A month on the wrist: setup and daily use
Out of the box the 265 paired with Garmin Connect in about 3 minutes and pulled in my training history straight away. The 47 g case sat comfortably for 18-hour days and through sleep, and the silicone strap caused no irritation across four weeks. Charging from 10% to full took 1 hour 50 minutes on the proprietary clip, and a quick 10-minute top-up bought roughly a day of normal use. Day to day you charge it about once every 9 to 11 days with the AMOLED in gesture mode, or every 6 days with the always-on display enabled. The five-button layout works flawlessly with sweaty or gloved fingers, where the Apple's touch-first interface can stumble, and the haptic buzz at each kilometre split is firm enough to feel through a winter base layer.
How it compares
Against the Coros Pace 3 the 265 trades 18 hours of GPS battery and 17 g of weight for a far brighter AMOLED, a touchscreen and the deepest training platform here.
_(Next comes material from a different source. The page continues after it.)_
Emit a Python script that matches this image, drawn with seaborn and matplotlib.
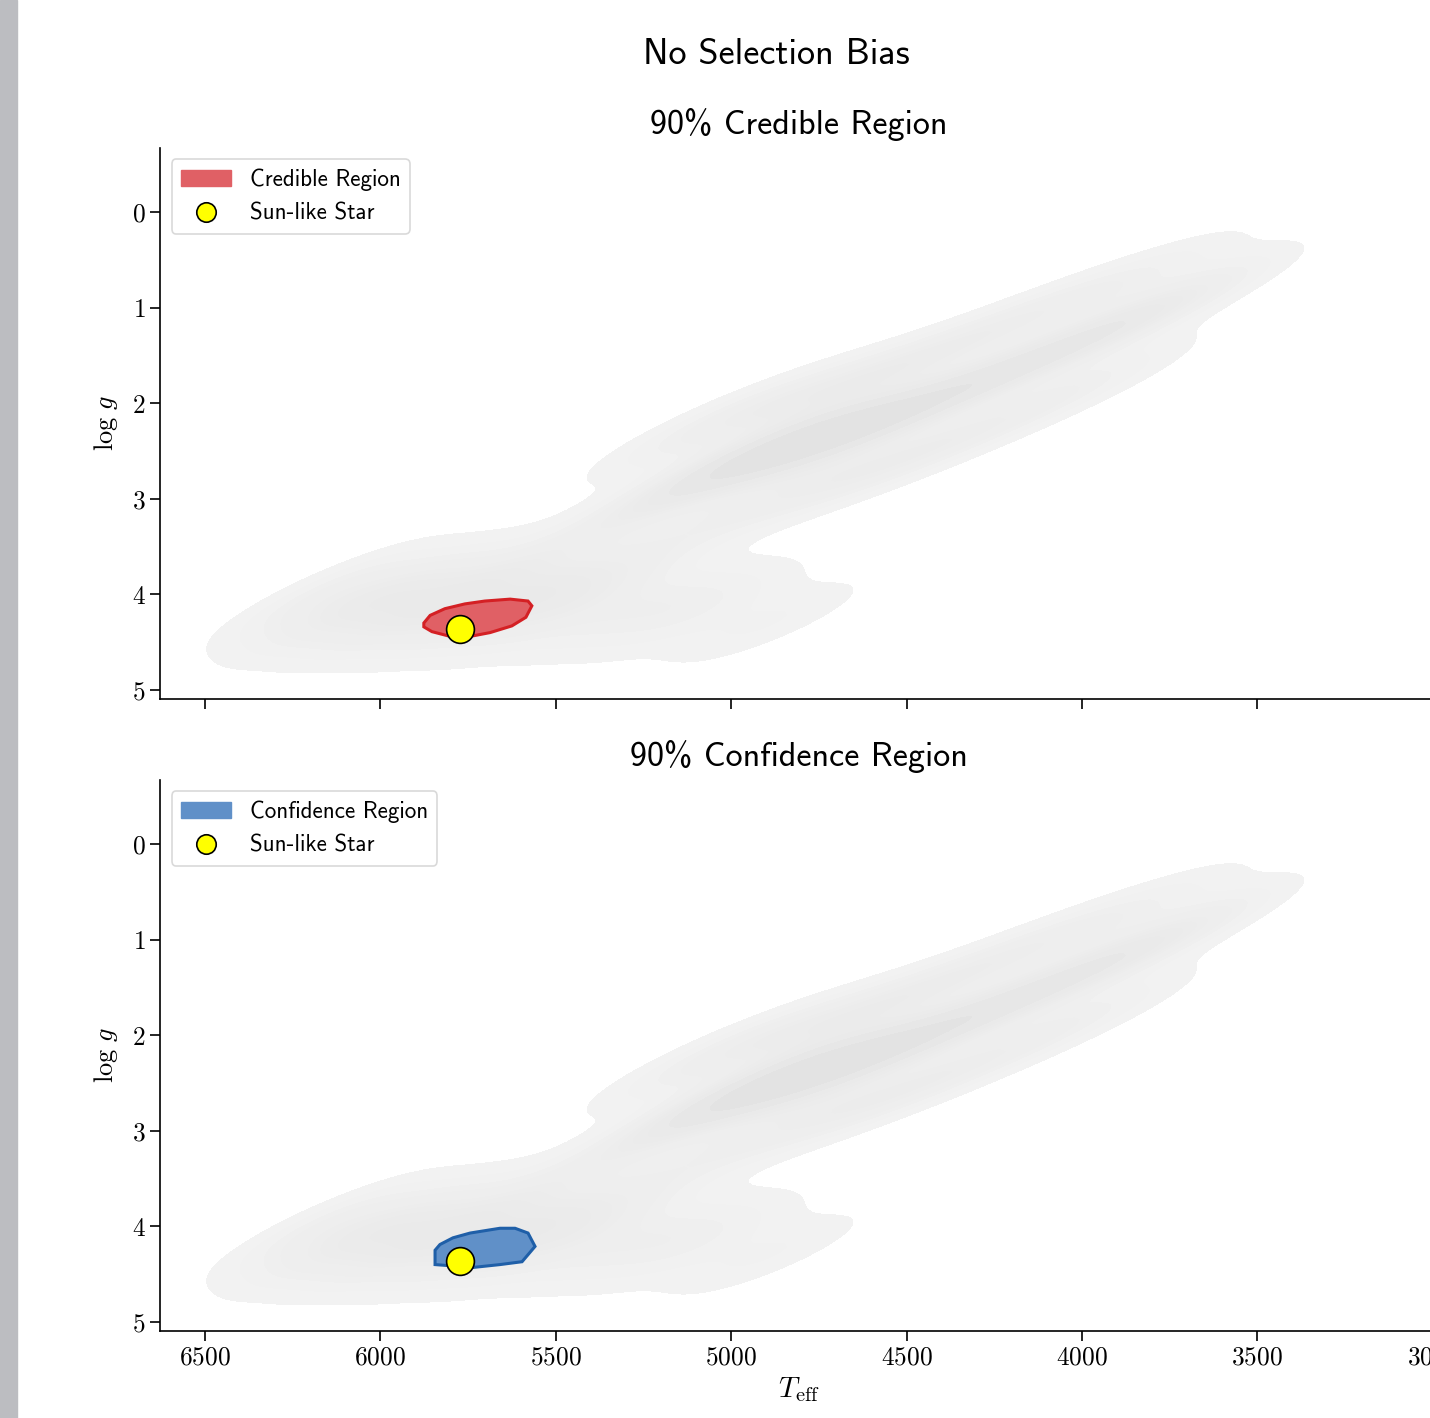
import numpy as np
import pandas as pd
import seaborn as sns
import matplotlib.pyplot as plt
from matplotlib.colors import LinearSegmentedColormap
from matplotlib.patches import Patch, Rectangle
from matplotlib.lines import Line2D

# background population anchors
# main sequence, three rows plus the cool tongue
ms_teff = [6100, 5900, 5700, 5500, 5350,
           6200, 6000, 5800, 5600, 5400, 5200, 5050,
           6180, 5980, 5780, 5580, 5380, 5180, 5000, 4850,
           4880]
ms_logg = [3.85, 3.85, 3.85, 3.85, 3.85,
           4.08, 4.08, 4.08, 4.08, 4.08, 4.08, 4.08,
           4.3, 4.3, 4.3, 4.3, 4.3, 4.3, 4.3, 4.3,
           4.3]
ms_weight = [0.7, 0.8, 0.8, 0.7, 0.6,
             0.8, 1.0, 1.0, 0.9, 0.8, 0.7, 0.6,
             0.6, 0.8, 0.8, 0.7, 0.6, 0.5, 0.5, 0.45,
             0.3]

# subgiant / giant branch: ridge, upper and lower rows
rgb_teff = [5350, 5200, 5050, 4900, 4780, 4650, 4500, 4350, 4200, 4050, 3900, 3750, 3620,
            5200, 5050, 4900, 4750, 4600, 4450, 4300, 4150, 4000, 3850, 3700,
            5050, 4900, 4750, 4600, 4450, 4300, 4150, 4000, 3850]
rgb_logg = [3.3, 2.95, 2.7, 2.5, 2.4, 2.28, 2.1, 1.88, 1.65, 1.42, 1.2, 0.97, 0.75,
            2.45, 2.2, 2.0, 1.88, 1.72, 1.52, 1.3, 1.08, 0.88, 0.68, 0.5,
            3.2, 3.0, 2.88, 2.72, 2.52, 2.3, 2.07, 1.85, 1.6]
rgb_weight = [0.6, 0.8, 1.0, 1.4, 2.0, 1.5, 1.1, 1.0, 1.0, 1.0, 0.9, 0.8, 0.6,
              0.5, 0.6, 0.7, 0.8, 0.7, 0.6, 0.6, 0.6, 0.5, 0.45, 0.35,
              0.5, 0.6, 0.7, 0.7, 0.6, 0.6, 0.5, 0.5, 0.4]

# 90% regions
cred_teff = [5876, 5858, 5816, 5759, 5702, 5630, 5579, 5568, 5585, 5625, 5687, 5744, 5801, 5853, 5876]
cred_logg = [4.30, 4.22, 4.15, 4.10, 4.07, 4.05, 4.07, 4.12, 4.24, 4.33, 4.40, 4.44, 4.44, 4.39, 4.34]

conf_teff = [5844, 5844, 5736, 5659, 5596, 5559, 5579, 5616, 5659, 5744, 5793, 5830]
conf_logg = [4.25, 4.40, 4.43, 4.40, 4.37, 4.21, 4.07, 4.02, 4.02, 4.07, 4.12, 4.19]

sun_teff = 5772
sun_logg = 4.36

stars = pd.DataFrame({
    'teff': ms_teff + rgb_teff,
    'logg': ms_logg + rgb_logg,
    'w': ms_weight + rgb_weight,
})

sns.set_style('ticks')
plt.rcParams['mathtext.fontset'] = 'cm'
plt.rcParams['axes.formatter.use_mathtext'] = True
for k in ['text.color', 'axes.labelcolor', 'xtick.color', 'ytick.color', 'axes.edgecolor']:
    plt.rcParams[k] = 'black'

greys = LinearSegmentedColormap.from_list('bg', ['#f3f3f3', '#e0e0e0'])

fig = plt.figure(figsize=(14.3, 14.18), dpi=100)
fig.patches.append(Rectangle((0, 0), 17 / 1430, 1, transform=fig.transFigure,
                             color='#bcbdc1', zorder=0))

ax_top = fig.add_axes([0.1119, 0.5071, 0.8937, 0.3886])
ax_bot = fig.add_axes([0.1119, 0.0614, 0.8937, 0.3886])

panels = [
    (ax_top, '90% Credible Region', 'Credible Region', cred_teff, cred_logg,
     '#e06065', '#d42024'),
    (ax_bot, '90% Confidence Region', 'Confidence Region', conf_teff, conf_logg,
     '#6090c8', '#1f5fa8'),
]

for ax, title, lab, rx, ry, fc, ec in panels:
    sns.kdeplot(data=stars, x='teff', y='logg', weights='w', fill=True,
                bw_adjust=0.6, levels=12, thresh=0.07, cmap=greys, ax=ax)
    ax.fill(rx, ry, facecolor=fc, edgecolor=ec, lw=2.2, zorder=3)
    ax.plot([sun_teff], [sun_logg], 'o', ms=20, mfc='yellow', mec='black',
            mew=1.2, zorder=4)
    ax.set_xlim(6628, 2985)
    ax.set_ylim(5.094, -0.67)
    ax.set_yticks([0, 1, 2, 3, 4, 5])
    ax.set_xticks([6500, 6000, 5500, 5000, 4500, 4000, 3500, 3000])
    for t in ax.get_xticklabels() + ax.get_yticklabels():
        t.set_fontfamily('cmr10')
    ax.tick_params(labelsize=18.3, length=7, width=1.2, color='black')
    ax.set_ylabel(r'$\log\,g$', fontsize=19, labelpad=8)
    ax.set_xlabel('')
    ax.set_title(title, fontsize=24.5, family='cmss10', pad=10)
    sns.despine(ax=ax)
    for s in ['left', 'bottom']:
        ax.spines[s].set_linewidth(1.2)
    handles = [
        Patch(facecolor=fc, edgecolor=fc),
        Line2D([], [], marker='o', ls='', ms=14, mfc='yellow', mec='black', mew=1.2),
    ]
    leg = ax.legend(handles, [lab, 'Sun-like Star'], loc='upper left',
                    prop={'family': 'cmss10', 'size': 16.6}, frameon=True,
                    handlelength=2.2, borderpad=0.4, fancybox=True)
    leg.get_frame().set_edgecolor('#d0d0d0')
    leg.get_frame().set_linewidth(1.2)

ax_top.tick_params(labelbottom=False)
ax_bot.set_xlabel(r'$T_{\rm eff}$', fontsize=21, labelpad=4)

fig.suptitle('No Selection Bias', x=0.543, y=0.973, fontsize=26, family='cmss10')

fig.savefig('out.png', dpi=100)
Against the Apple Watch Series 9 it gives up everyday smartwatch polish but nearly triples the GPS battery, from 7 hours to 20. And against the trail-focused Suunto Race it loses free offline maps but weighs 22 g less and runs Garmin's superior software. In short, it is the most balanced watch in the test rather than the best at any single thing, which is exactly why it wins overall.
The honest downsides
Two things stop the 265 being perfect. First, there are no on-board maps, only breadcrumb navigation and back-to-start, so it is not the watch for navigating unfamiliar trails. Second, the AMOLED battery, while strong at 20 hours of GPS, trails the 38 hours of the Coros Pace 3 and the 40 hours of the Suunto Race, so dedicated ultra runners may prefer one of those. At £429.99 it is also the most expensive watch in our comparison, and the Coros gets you 90% of the on-road experience for half the price.
Best for
The Garmin Forerunner 265 is best for the committed road and light-trail runner who wants accurate splits, a bright screen and the deepest free training tools, and who races up to ultra distance. If that is you, it is the watch to buy.